1945 – After bombing the Gestapo headquarters in Copenhagen, British RAF planes mistakenly bomb the French School killing 86 children and 10 nuns.

1946 – The United Nations sets up temporary headquarters at Hunter College in New York City.

1953 – Sudan achieves self-government.

1960 – Pan-African demonstration against pass laws in South Africa leads to shooting and killing 60 blacks in Sharpeville. A state of emergency is declared.

1963 – Alcatraz prison in San Francisco Bay is emptied of its last inmates at the order of Attorney General Robert F. Kennedy.

1965 – More than 3,000 civil rights demonstrators led by the Rev. Martin Luther King Jr. begin a march from Selma to Montgomery, Alabama.

1975 – Military government in Ethiopia abolishes royal position of Emperor.

1977 – India’s Prime Minister Indira Gandhi resigns after losing her seat in parliamentary elections.

1985 – Police in Langa, South Africa, open fire on black protesters marching to mark the 25th anniversary of the Sharpeville Massacre, killing at least 21 demonstrators.

1991 – A Saudi transport plane trying to land in bad weather and heavy smoke from burning Kuwaiti oil wells crashes, killing 92 Senegalese soldiers and six Saudi crew members.

1996 – Russian forces launch air and artillery attacks on villages in western Chechnya.

1997 – U.S. President Bill Clinton and Russian President Boris Yeltsin hold summit in Helsinki, Finland, and agree to slash their nuclear arsenals.
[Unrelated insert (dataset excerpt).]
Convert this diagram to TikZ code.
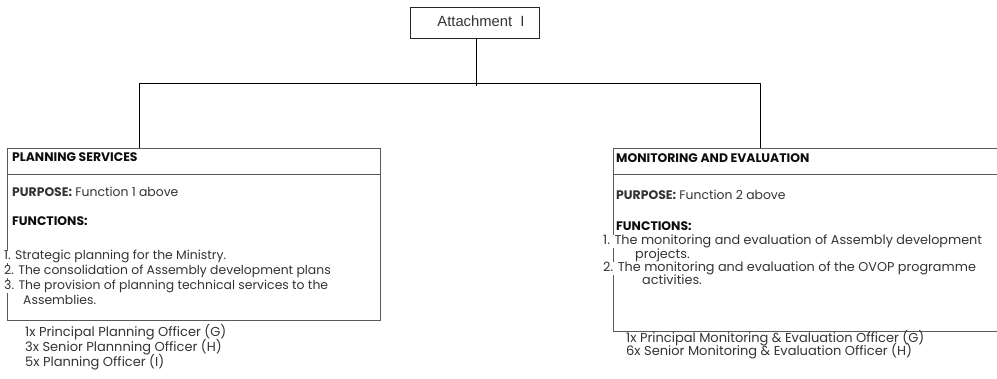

2002 – Pope John Paul II releases his first statement addressing the large number of recent cases of sexual abuse of minors by members of the Roman Catholic clergy. He denounces the priests saying they betrayed their vows and succumbed to evil.

2003 – South Africa’s Truth and Reconciliation Commission (TRC), set up in 1995 to investigate human rights abuses during the apartheid system of white-minority rule, urges the government to pay $270 million (euro201.25 million) to some 20,000 victims who testified about atrocities suffered under apartheid.

2008 – A journalist for state-run Russian television is found dead in Moscow and prosecutors open a murder investigation. Firefighters found Channel One correspondent Ilyas Shurpayev’s body in his apartment with stab wounds and a belt around his neck.

2011 – Officials race to restore electricity to a leaking nuclear power plant in Fukushima, Japan, but getting the power flowing will hardly be the end of their battle: With its mangled machinery and partly melted reactor cores, bringing the complex under control is a monstrous job.

2013 – A suicide bombing tears through a mosque in Damascus, Syria, killing a top Sunni Muslim preacher and longtime supporter of President Bashar Assad along with at least 41 other people.

2014 – Russia formally annexes Crimea and the European Union pulls Ukraine closer into its orbit, deepening the divide between East and West.

2015 – President Barack Obama says he takes Israeli Prime Minister Benjamin Netanyahu at his word for rejecting the creation of a Palestinian state.

Today’s Birthdays:

Johann Sebastian Bach, German composer (1685-1750); Frederick Richter (Jean Paul), German author (1763-1825); Benito Juarez, Mexican president (1806-1872); King Ghazi of Iraq (1912-1939); Timothy Dalton, Welsh actor (1946–); Gary Oldman, U.S. actor (1958–); Rosie O’Donnell, U.S. comedian/former TV talk show host (1962–).

Thought For Today:

The heaviest baggage for a traveler is an empty purse — German proverb.